In a further aspect of the presently disclosed subject matter, a conductor rod includes a barrel conductor having an inner diameter and a longitudinal center defining an axis between a first end and a second end and a cylinder conductor arranged concentrically and slidably engaged into the barrel conductor around the axis. The conductor rod further includes a liquid space configured to contain a conductive liquid, the liquid space defined by an exterior surface of the cylinder conductor and an inner surface of the barrel conductor, a first corrosion barrier electroplated along the exterior surface of the cylinder conductor, and a second corrosion barrier electroplated along the inner surface of the barrel conductor.

In a still further aspect of the presently disclosed subject matter, a method of fabricating a conductor rod includes electroplating a first corrosion barrier on at least an interior surface of a barrel conductor and electroplating a second corrosion barrier to at least an exterior surface of a cylinder conductor using the high velocity air fuel process, and wherein the interior surface of the cylinder conductor and the exterior surface of the barrel conductor define a liquid space for containing a conductive liquid. The method further includes inserting the cylinder conductor into the barrel conductor to form a conductor rod and filling at least a portion of the liquid space with the conductive liquid.

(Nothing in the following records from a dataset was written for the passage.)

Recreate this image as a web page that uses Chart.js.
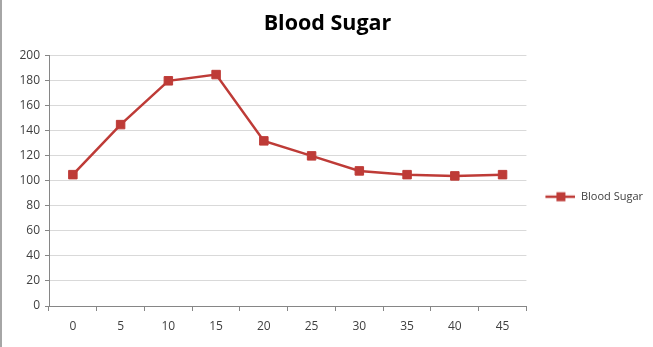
<!DOCTYPE html>
<html><head><meta charset="utf-8">
<script src="https://cdn.jsdelivr.net/npm/chart.js@4/dist/chart.umd.min.js"></script>
<style>
html,body{margin:0;padding:0;background:#fff;}
#wrap{position:absolute;left:0;top:0;width:651px;height:347px;border-left:2px solid #a6a6a6;}
</style></head>
<body>
<div id="wrap"><canvas id="c" width="651" height="347"></canvas></div>
<script>
const categories = ['0','5','10','15','20','25','30','35','40','45'];
const bloodSugar = [105,145,180,185,132,120,108,105,104,105];
const seriesName = 'Blood Sugar';
const titleText = 'Blood Sugar';

const red = '#be3b37';
// legend symbol: line with square marker (with some leading blank space)
const sym = document.createElement('canvas');
sym.width = 44; sym.height = 12;
(function(){const g=sym.getContext('2d');g.strokeStyle=red;g.lineWidth=2.5;g.beginPath();g.moveTo(14,6);g.lineTo(44,6);g.stroke();g.fillStyle=red;g.fillRect(25,1.5,9,9);})();

new Chart(document.getElementById('c'), {
  type: 'line',
  data: {
    labels: categories,
    datasets: [{
      label: seriesName,
      data: bloodSugar,
      borderColor: red,
      backgroundColor: red,
      borderWidth: 2.5,
      pointStyle: 'rect',
      pointRadius: 6,
      pointBorderWidth: 1,
      pointBackgroundColor: red,
      pointBorderColor: red,
      tension: 0,
      fill: false
    }]
  },
  options: {
    responsive: false,
    animation: false,
    layout: { padding: { left: 0, right: 0, top: 0, bottom: 0 } },
    plugins: {
      title: {
        display: true, text: titleText,
        font: { family: 'Open Sans', size: 21.5, weight: 'bold' },
        color: '#000',
        padding: { top: 11, bottom: 19 }
      },
      legend: {
        position: 'right',
        title: { display: true, text: '', font: { size: 12 }, padding: 16 },
        labels: {
          usePointStyle: true,
          pointStyle: sym,
          pointStyleWidth: 44,
          font: { family: 'Open Sans', size: 11 },
          color: '#404040',
          padding: 5
        }
      },
      tooltip: { enabled: false }
    },
    scales: {
      x: {
        offset: true,
        grid: { display: true, drawOnChartArea: false, offset: true, tickLength: 5, color: '#868686' },
        border: { color: '#868686' },
        ticks: { font: { family: 'Open Sans', size: 12 }, color: '#404040', padding: 8 },
        afterFit: (s) => { s.height = 41; }
      },
      y: {
        min: 0, max: 200,
        ticks: { stepSize: 20, font: { family: 'Open Sans', size: 12 }, color: '#404040', padding: 5 },
        grid: { color: '#d9d9d9', lineWidth: 1, tickLength: 4, tickColor: '#868686' },
        border: { color: '#868686' },
        afterFit: (s) => { s.width = 47; }
      }
    }
  }
});
</script>
</body></html>
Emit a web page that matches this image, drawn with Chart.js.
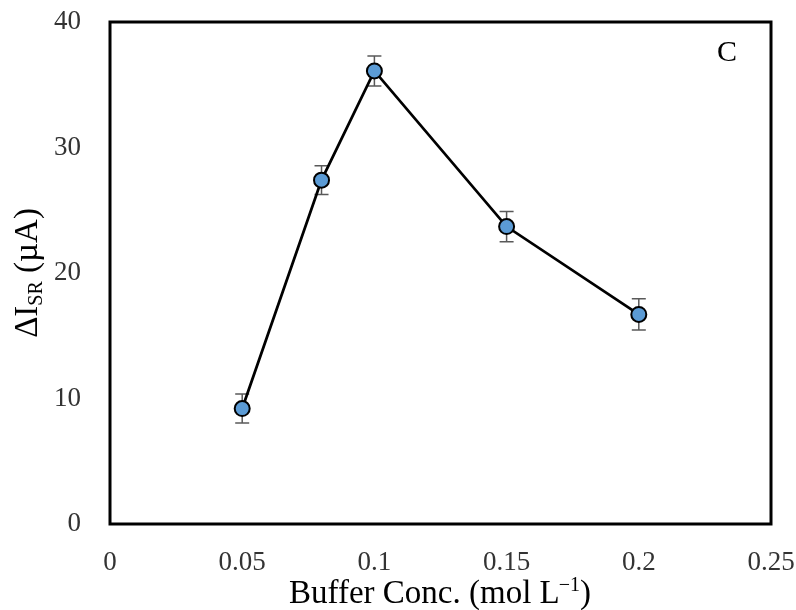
<!DOCTYPE html>
<html lang="en">
<head>
  <meta charset="UTF-8">
  <title>Buffer concentration</title>
  <script src="https://cdn.jsdelivr.net/npm/chart.js"></script>
  <style>
    body { margin: 0; background: #fff; }
  </style>
</head>
<body>
  <canvas id="chart0" width="796" height="610"></canvas>

  <script>
    /* Values. */
    const bufferConc = [0.05, 0.08, 0.1, 0.15, 0.2]
    const deltaI = [9.2, 27.4, 36.1, 23.7, 16.7]
    const errorBars = [1.15, 1.15, 1.2, 1.2, 1.25]
    const xTicks = [0, 0.05, 0.1, 0.15, 0.2, 0.25]
    const yTicks = [0, 10, 20, 30, 40]

    const serif = "'Liberation Serif', 'Times New Roman', serif"

    /* Frame, error bars and the axis titles with sub/superscripts. */
    const decorations = {
      id: 'decorations',
      beforeDatasetsDraw(chart) {
        const ctx = chart.ctx
        const xs = chart.scales.x
        const ys = chart.scales.y
        ctx.save()
        ctx.strokeStyle = '#595959'
        ctx.lineWidth = 1.5
        for (let i = 0; i < bufferConc.length; i++) {
          const px = xs.getPixelForValue(bufferConc[i])
          const top = ys.getPixelForValue(deltaI[i] + errorBars[i])
          const bot = ys.getPixelForValue(deltaI[i] - errorBars[i])
          ctx.beginPath()
          ctx.moveTo(px, top); ctx.lineTo(px, bot)
          ctx.moveTo(px - 7, top); ctx.lineTo(px + 7, top)
          ctx.moveTo(px - 7, bot); ctx.lineTo(px + 7, bot)
          ctx.stroke()
        }
        ctx.restore()
      },
      afterDraw(chart) {
        const ctx = chart.ctx
        const a = chart.chartArea
        ctx.save()
        ctx.strokeStyle = '#000'
        ctx.lineWidth = 3
        ctx.strokeRect(a.left, a.top, a.right - a.left, a.bottom - a.top)

        ctx.fillStyle = '#000'
        ctx.textBaseline = 'alphabetic'

        // panel letter
        ctx.font = '30px ' + serif
        ctx.textAlign = 'left'
        ctx.fillText('C', 717, 61)

        // x title
        const big = '33px ' + serif
        const small = '20px ' + serif
        ctx.font = big
        const p1 = 'Buffer Conc. (mol L'
        const w1 = ctx.measureText(p1).width
        const w3 = ctx.measureText(')').width
        ctx.font = small
        const w2 = ctx.measureText('\u22121').width
        let x = (a.left + a.right) / 2 - (w1 + w2 + w3) / 2
        const base = 603
        ctx.font = big
        ctx.fillText(p1, x, base)
        ctx.font = small
        ctx.fillText('\u22121', x + w1 - 1, base - 12)
        ctx.font = big
        ctx.fillText(')', x + w1 + w2 - 1, base)

        // y title, rotated
        ctx.translate(37, (a.top + a.bottom) / 2)
        ctx.rotate(-Math.PI / 2)
        ctx.font = big
        const q1 = '\u0394I'
        const q3 = ' (\u00b5A)'
        const v1 = ctx.measureText(q1).width
        const v3 = ctx.measureText(q3).width
        ctx.font = small
        const v2 = ctx.measureText('SR').width
        let y = -(v1 + v2 + v3) / 2
        ctx.font = big
        ctx.fillText(q1, y, 0)
        ctx.font = small
        ctx.fillText('SR', y + v1, 5)
        ctx.font = big
        ctx.fillText(q3, y + v1 + v2, 0)
        ctx.restore()
      }
    }

    const ctx0 = document.getElementById('chart0').getContext('2d')
    const myChart0 = new Chart(ctx0, {
      type: 'scatter',
      data: {
        datasets: [{
          data: bufferConc.map((c, i) => ({ x: c, y: deltaI[i] })),
          showLine: true,
          borderColor: '#000',
          borderWidth: 2.75,
          pointRadius: 7.5,
          pointHoverRadius: 7.5,
          pointBackgroundColor: '#5B9BD5',
          pointBorderColor: '#000',
          pointBorderWidth: 2,
        }]
      },
      options: {
        responsive: false,
        animation: false,
        layout: { padding: { top: 22, right: 25, left: 0, bottom: 0 } },
        plugins: {
          legend: { display: false },
          tooltip: { enabled: false },
        },
        scales: {
          x: {
            type: 'linear',
            min: 0,
            max: 0.25,
            grid: { display: false, drawTicks: false },
            border: { display: false },
            afterBuildTicks: s => { s.ticks = xTicks.map(v => ({ value: v })) },
            afterFit: s => {
              s.height = 86
              s.paddingLeft = 0
              s.paddingRight = 0
            },
            ticks: {
              padding: 23,
              color: '#333',
              font: { family: serif, size: 27 },
              callback: v => String(Number(v.toFixed(2))),
            },
          },
          y: {
            min: 0,
            max: 40,
            grid: { display: false, drawTicks: false },
            border: { display: false },
            afterBuildTicks: s => { s.ticks = yTicks.map(v => ({ value: v })) },
            afterFit: s => {
              s.width = 110
              s.paddingTop = 0
              s.paddingBottom = 0
            },
            ticks: {
              padding: 29,
              color: '#333',
              font: { family: serif, size: 27 },
            },
          },
        },
      },
      plugins: [decorations],
    })
  </script>
</body>
</html>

BRIEF DESCRIPTION OF DRAWINGS

FIG. 1 illustrates an isometric view of a work machine within an XYZ coordinate system as one example suitable for carrying out the principles discussed in the present disclosure.

FIG. 2 illustrates a longitudinal section of a conductor rod, of the work machine of FIG. 1, with an arm disposed in a barrel, in accordance with one or more examples of the presently disclosure.

FIG. 3 illustrates a liquid space using corrosion resistant barriers to contain a conductive liquid, in accordance with various examples of the presently disclosed subject matter.

FIG. 4 is a photomicrograph illustrating a cross-section of a corrosion barrier, in accordance with various examples of the presently disclosed subject matter.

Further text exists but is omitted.